(Stored records)

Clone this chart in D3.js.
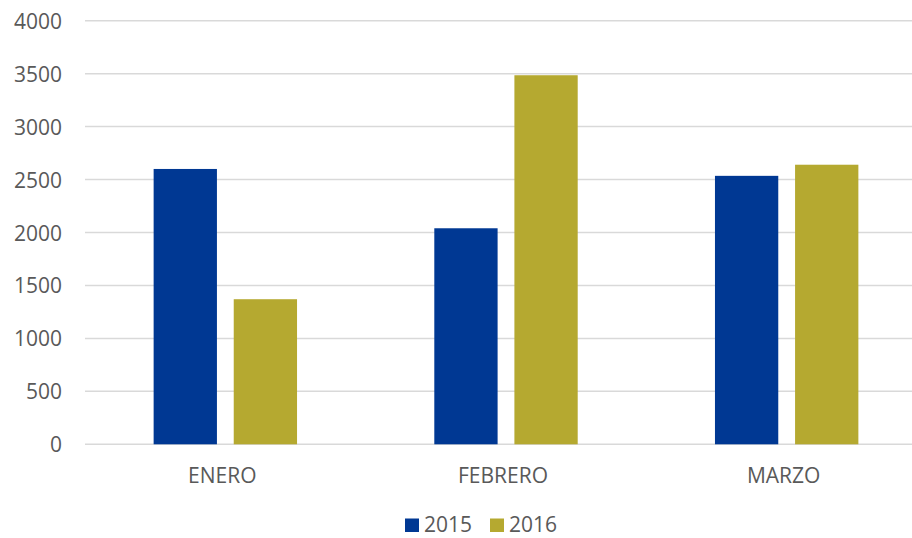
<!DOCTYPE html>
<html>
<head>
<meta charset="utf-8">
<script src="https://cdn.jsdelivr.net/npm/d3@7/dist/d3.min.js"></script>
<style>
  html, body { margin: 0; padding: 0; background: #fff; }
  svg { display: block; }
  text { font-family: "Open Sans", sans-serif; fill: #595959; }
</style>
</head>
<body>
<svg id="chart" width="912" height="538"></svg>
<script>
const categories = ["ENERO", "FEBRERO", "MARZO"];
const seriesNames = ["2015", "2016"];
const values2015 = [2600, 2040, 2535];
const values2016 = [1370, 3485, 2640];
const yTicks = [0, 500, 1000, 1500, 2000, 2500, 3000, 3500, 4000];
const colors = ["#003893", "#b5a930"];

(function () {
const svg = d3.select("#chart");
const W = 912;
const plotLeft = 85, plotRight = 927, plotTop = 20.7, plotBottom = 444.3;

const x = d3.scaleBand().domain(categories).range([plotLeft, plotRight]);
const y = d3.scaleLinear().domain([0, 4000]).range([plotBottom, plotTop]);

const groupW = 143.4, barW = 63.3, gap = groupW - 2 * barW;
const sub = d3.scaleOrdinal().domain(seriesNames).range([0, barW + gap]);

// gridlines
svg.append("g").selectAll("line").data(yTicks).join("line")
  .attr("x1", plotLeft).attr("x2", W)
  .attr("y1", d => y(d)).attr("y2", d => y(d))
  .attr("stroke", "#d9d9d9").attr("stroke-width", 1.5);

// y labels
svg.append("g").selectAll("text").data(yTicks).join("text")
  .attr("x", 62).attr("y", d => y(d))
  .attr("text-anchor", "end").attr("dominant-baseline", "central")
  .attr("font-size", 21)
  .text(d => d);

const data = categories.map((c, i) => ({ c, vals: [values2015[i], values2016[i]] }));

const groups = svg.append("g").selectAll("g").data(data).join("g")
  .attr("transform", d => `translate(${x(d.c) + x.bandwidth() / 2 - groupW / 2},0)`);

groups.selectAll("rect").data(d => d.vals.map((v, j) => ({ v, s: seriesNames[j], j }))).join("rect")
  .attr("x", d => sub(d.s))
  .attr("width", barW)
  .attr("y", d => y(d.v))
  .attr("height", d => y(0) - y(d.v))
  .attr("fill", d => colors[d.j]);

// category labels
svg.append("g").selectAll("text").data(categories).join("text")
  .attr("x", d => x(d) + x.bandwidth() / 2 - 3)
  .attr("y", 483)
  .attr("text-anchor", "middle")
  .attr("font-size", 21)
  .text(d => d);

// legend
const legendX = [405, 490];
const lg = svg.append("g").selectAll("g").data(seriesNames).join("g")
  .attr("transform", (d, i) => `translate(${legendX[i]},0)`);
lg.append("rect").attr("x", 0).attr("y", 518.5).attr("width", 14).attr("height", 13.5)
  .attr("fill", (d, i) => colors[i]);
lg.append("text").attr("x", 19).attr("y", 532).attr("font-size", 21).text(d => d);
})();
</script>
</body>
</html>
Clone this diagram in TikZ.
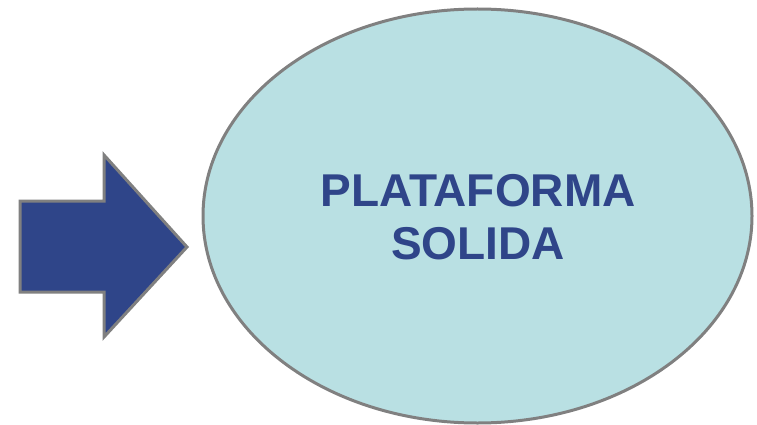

- _OBJECTIVE_: Gather each line from the listing above that holds "Clone".

- _RIGHT ANSWER_:
Clone this chart in D3.js.
Clone this diagram in TikZ.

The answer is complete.